At least 54 people have been killed when a jet fighter blew up a fuel station amid heavy fighting between government and rebel forces in northern Syria, a British-based monitoring group has said.
The Syrian Observatory for Human Rights, which has a network of activists across Syria reporting on government violence during the 18-month-old revolt, cited an activist in al-Riqqa province as saying on Thursday.
“The petrol station is the only one that is still open to customers in the area, and it was packed,” a media activist who identified himself as Abu Muawiya told the AFP news agency via Skype.
“It was hit by a fighter jet. The only reason why it would strike the petrol station with a jet is to kill the highest number of people possible,” he said.
A video published by activists, said to be from al-Riqqa, showed black clouds of smoke rising from the wreckage of the petrol station as residents examined the scene after the attack by an air force jet.
Government forces shelled rebels near a border crossing with Turkey about 30km away on the northern fringes of
al-Riqqa, a day after it was seized by the opposition fighters.
It was impossible to verify the claim due to state restrictions on the media.
Palestinian camp shelled
Meanwhile, Syrian armed forces have shelled al-Hajar al-Aswad and the Palestinian refugee camp of Yarmouk in the capital Damascus, according to pro-state media reports.
|Syrian forces have raided Palestinian camp in Damascus|
Addounia TV reported that the Syrian army had also carried out hundreds of arrests on Thursday of what it called “terrorists” at al-Talnaa garden and al-Waseem mosque in the Yarmouk refugee camp.
The Syrian government uses the term “terrorists” as a reference to members of the armed opposition who are fighting to overthrow President Bashar al-Assad.
In a separate incident, state media blamed a helicopter gunship crash on an accident although monitors said rebels shot it down.
The military helicopter that went down outside Damascus crashed after an accident with a civilian aircraft, state television said.
“This morning’s helicopter crash resulted from an accident in the air when the helicopter’s rotor clipped the tail of a Syrian Air plane carrying 200 passengers,” it said.
It cited air traffic controllers at Damascus airport and Syrian Air as saying the airliner landed safely.
Earlier, the SOHR reported the helicopter had been downed by rebels following a series of explosions in the restive town of Douma, northeast of the capital.
The latest developments came amid criticism by Syrian ambassador to the UN of a report that said his country’s forces were guilty of committing violence against children caught up in the 18-month uprising.
Ambassador Bashar Jaafari called the allegations made in the report hostile propaganda, and said armed groups were violating the rights of children, not the government.
“We would also have preferred for the Special Representative for the Secretary General to include in the paragraphs addressing the Syrian Arab Republic the acts that have been perpetrated by armed terrorist groups that have been sustained and financed by foreign parties,” Jaafari said on Wednesday.
“These groups have destroyed more than 2,600 schools and kindergartens.
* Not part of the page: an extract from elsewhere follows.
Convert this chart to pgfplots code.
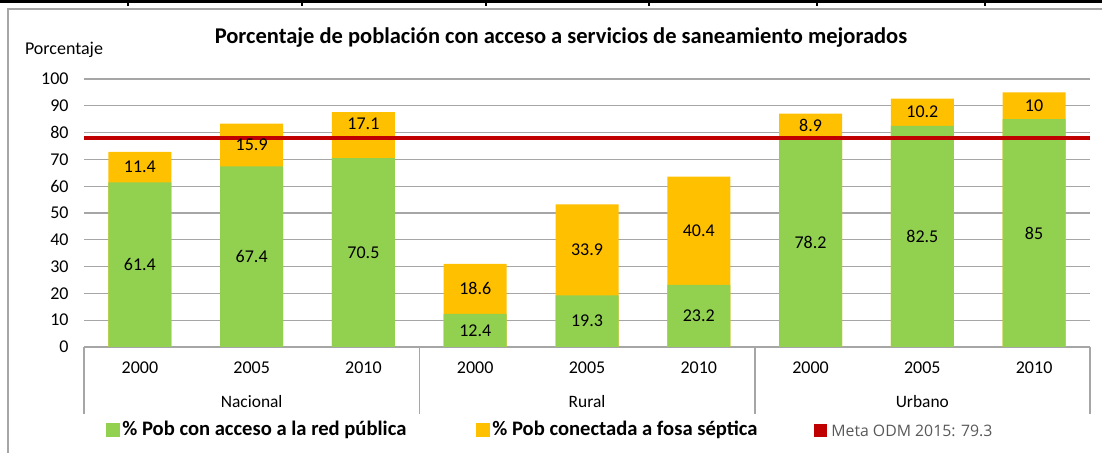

They have also targeted health centres.
“It is these armed groups who are violating the rights of Syria’s children.”
As new diplomatic efforts are made outside the country, the violence within Syria rages on, with activists reporting renewed shelling in al-Bab town in Aleppo province and more fighting in Douma, a battleground town near Damascus, the capital.
Meanwhile, Iran’s parliamentary speaker, Ali Larijani, said that his country had held talks with Syrian opposition groups, according to a transcript of an interview released by the UK’s Financial Times.
In the interview, published on Wednesday, Larijani said according to reports he received there was contact with the Muslim Brotherhood of Syria “to bring about peace and to support necessary reforms”.
It was unclear when the discussions, held in Tehran, took place or whether they yielded any progress.
Larijani described the Syrian opposition as “multi-layered,” without a unified leader. “They have various intentions and opinions,” he told the newspaper.